Kabul, dagli occhi dei profughi

Kabul, dagli occhi dei profughi

I profughi afghani sono stati distribuiti nei vari centri di accoglienza, passando senza soluzione di continuità dall’inferno dell’aeroporto di Kabul alle incipriate città italiane. Sono nuclei di quattro, cinque persone, spesso con bimbi molto piccoli. Abbiamo seguito i nostri gruppi nelle valli del Piemonte e dell’Abruzzo, ove sono stati inviati temporaneamente. Appaiono inebriati da tanta bellezza e tranquillità, che contrastano con quanto vissuto nell’ultimo mese. Molte donne sono segnate intimamente e faticano ad uscire dal silenzio. Solo alcuni hanno imparato qualche parola di italiano e iniziano a fantasticare su quale potrà essere il loro futuro in un paese tanto diverso da quello di origine. I loro sogni sono tuttavia popolati dalle immagini della calca, delle ore di agonia nell’orribile corridoio dell’aeroporto, quel luogo che solo poche ore dopo si sarebbe trasformato in un lago di sangue.

A una settimana dall’evacuazione i visi dei profughi afghani appaiono ancora increduli d’essere riusciti ad uscire dall’incubo.

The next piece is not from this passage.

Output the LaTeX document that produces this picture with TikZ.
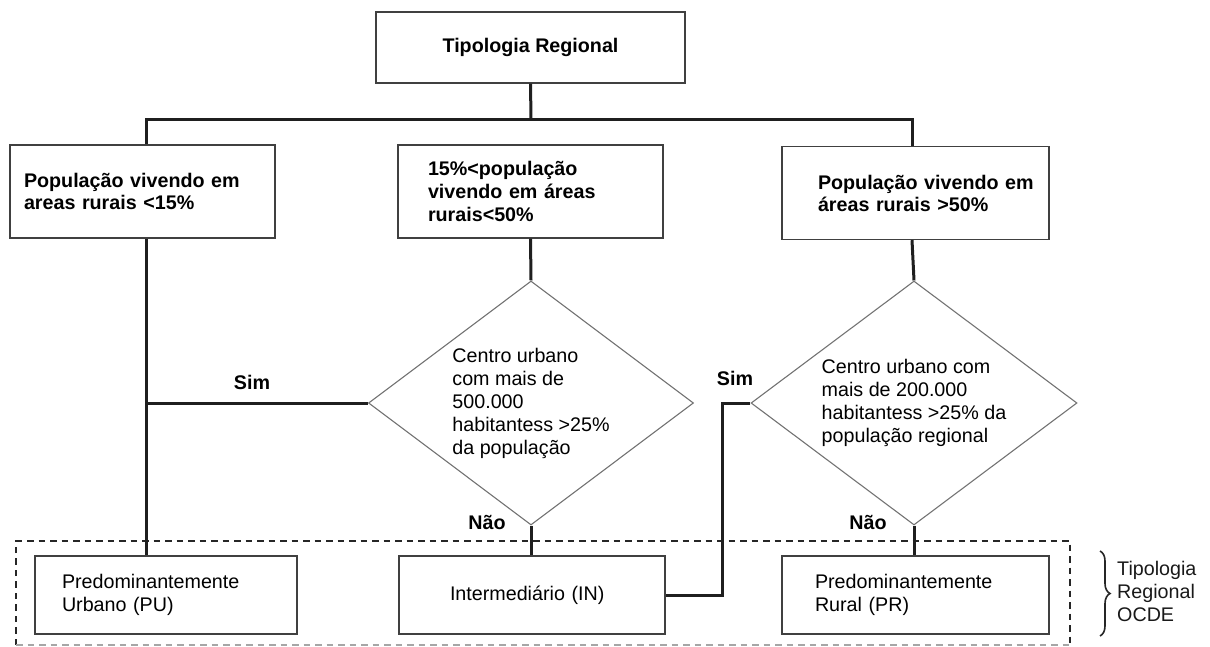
\documentclass[tikz,border=0pt]{standalone}
\usepackage{fontspec}
\setmainfont{Liberation Sans}
\usetikzlibrary{shapes.geometric,decorations.pathreplacing}
\begin{document}
\begin{tikzpicture}[x=1pt,y=-1pt,
  every node/.style={font=\fontsize{19.7}{23}\selectfont, text=black},
  box/.style={draw=black!75, line width=1.4pt, rectangle, align=left, inner ysep=0pt, minimum height=#1},
  box/.default=93pt,
  dia/.style={draw=black!55, line width=1.1pt, diamond, shape aspect=1.33, inner sep=0pt, align=left, minimum width=325pt, minimum height=244pt},
  conn/.style={draw=black!88, line width=3pt},
  lbl/.style={font=\fontsize{19.7}{23}\selectfont\bfseries}
]
\useasboundingbox (0,0) rectangle (1210,646);

% top box
\node[box=71pt, minimum width=309pt, font=\fontsize{19.7}{23}\selectfont\bfseries, align=center] (top) at (530.5,47.5) {Tipologia Regional};

% second row
\node[box, inner xsep=14pt, text width=237pt, font=\fontsize{19.7}{22}\selectfont\bfseries] (b1) at (142.5,191.5) {População vivendo em\\areas rurais <15\%};
\node[box, inner xsep=30pt, text width=205pt, font=\fontsize{19.7}{23}\selectfont\bfseries] (b2) at (530.5,191.5) {15\%<população\\vivendo em áreas\\rurais<50\%};
\node[box, inner xsep=12pt, text width=243pt, font=\fontsize{19.7}{22}\selectfont\bfseries] (b3) at (915.5,193) {\hspace*{24pt}População vivendo em\\\hspace*{24pt}áreas rurais >50\%};

% diamonds
\node[dia] (d1) at (531,403) {Centro urbano\\com mais de\\500.000\\habitantess >25\%\\da população};
\node[dia, minimum width=326pt] (d2) at (914,403) {Centro urbano com\\mais de 200.000\\habitantess >25\% da\\população regional};

% bottom boxes
\node[box=78pt, inner xsep=27pt, text width=208pt] (pu) at (166,595) {Predominantemente\\Urbano (PU)};
\node[box=78pt, inner xsep=51pt, text width=164pt] (in) at (532,595) {Intermediário (IN)};
\node[box=78pt, inner xsep=33pt, text width=201pt] (pr) at (915.5,595) {Predominantemente\\Rural (PR)};

% dashed group frame
\coordinate (gtl) at (16,541);
\coordinate (gtr) at (1070,541);
\coordinate (gbl) at (16,645);
\coordinate (gbr) at (1070,645);
\draw[black!85, line width=2.6pt, dash pattern=on 6.5pt off 5pt] (gbl) -- (gtl) -- (gtr) -- (gbr);
\draw[black!35, line width=1.5pt, dash pattern=on 6.5pt off 5pt] (gbl) -- (gbr);

% brace and label
\coordinate (brt) at (1100,551);
\coordinate (brb) at (1100,636);
\draw[black!85, line width=1.6pt, decorate, decoration={brace, amplitude=10pt}] (brt) -- (brb);
\node[anchor=west, align=left, text=black!90, inner sep=0pt] (ocde) at (1117,591) {Tipologia\\Regional\\OCDE};

% connectors
\coordinate (j) at (531,119);
\coordinate (xl) at (146,0);
\coordinate (xr) at (912,0);
\coordinate (xs) at (722,0);
\draw[conn] (top.south) -- (j);
\draw[conn] (xl |- b1.north) |- (j) -| (xr |- b3.north);
\draw[conn] (xl |- b1.south) -- (xl |- pu.north);
\draw[conn] (d1.west) -- (xl |- d1.west);
\draw[conn] (b2.south) -- (d1.north);
\draw[conn] (d1.south) -- (d1.south |- in.north);
\draw[conn] (xr |- b3.south) -- (d2.north);
\draw[conn] (d2.west) -- (xs |- d2.west) -- (xs |- in.east) -- (in.east);
\draw[conn] (d2.south) -- (d2.south |- pr.north);

% labels
\node[lbl] (sim1) at (252,382) {Sim};
\node[lbl] (nao1) at (487,522) {Não};
\node[lbl] (sim2) at (735,378) {Sim};
\node[lbl] (nao2) at (868,522) {Não};
\end{tikzpicture}
\end{document}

Brandelli della loro esperienza tornano alla coscienza come legname dopo un naufragio: “Mentre risalivo il canale con mio figlio sulle spalle, sono inciampato nel cadavere di un bambino”. “Durante la prima notte, la pressione delle persone in fila dietro di noi, si è fatta tanto forte, che il mio Alì di otto anni stava soffocando”. “La mattina abbiamo cercato di riposarci dall’altra parte del canale, ma i soldati inglesi ci hanno respinto senza pietà”. Poi un accenno di sorriso: “All’alba del secondo giorno, in un silenzio surreale, quando avevamo perso la speranza, è arrivata la salvezza”.